Module 6: Capability Building and Workforce Transition
- Determine training delivery mode (in-person, e-learning, just-in-time) based on task complexity and employee distribution.
- Redeploy or outplace employees whose roles are eliminated due to automation or process consolidation.
- Negotiate reskilling timelines with labor representatives to comply with collective agreements.
- Integrate new workflows into performance management systems to reinforce desired behaviors.
- Monitor post-training proficiency using on-the-job assessments and quality audits.
- Address manager resistance to new tools by linking adoption rates to bonus metrics.
Module 7: Sustaining Change Through Performance Systems
- Modify incentive structures to reward collaboration across legacy silos and new cross-functional teams.
- Embed transformation KPIs into operational dashboards used by business unit leaders.
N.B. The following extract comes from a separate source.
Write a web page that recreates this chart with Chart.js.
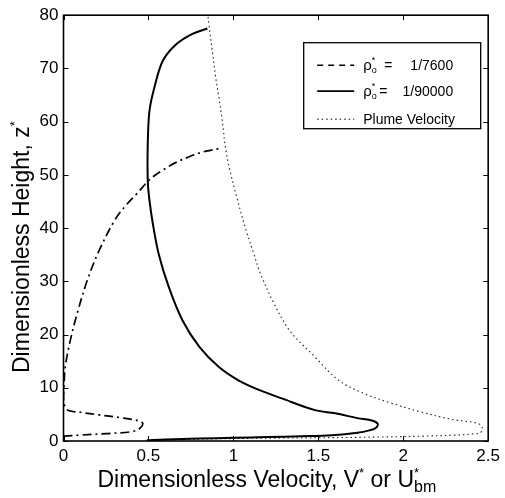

- Conduct quarterly business reviews to assess adherence to new processes and identify regression patterns.
- Revise job descriptions and onboarding materials to institutionalize transformed ways of working.
- Introduce peer recognition programs that reinforce desired cultural behaviors.
- Discontinue temporary change roles and transition responsibilities to permanent leadership positions.
Module 8: Monitoring, Evaluation, and Adaptive Governance
- Define lagging and leading indicators to distinguish between short-term compliance and long-term adoption.
- Establish a change review board to evaluate deviation requests and approve scope adjustments.
- Conduct root cause analysis on failed adoption initiatives to inform future change approaches.
- Decide whether to extend, terminate, or re-baseline initiatives based on ROI and strategic relevance.
- Archive transformation artifacts and decisions for audit and knowledge transfer purposes.
- Perform a post-implementation review to capture lessons on governance effectiveness and stakeholder engagement.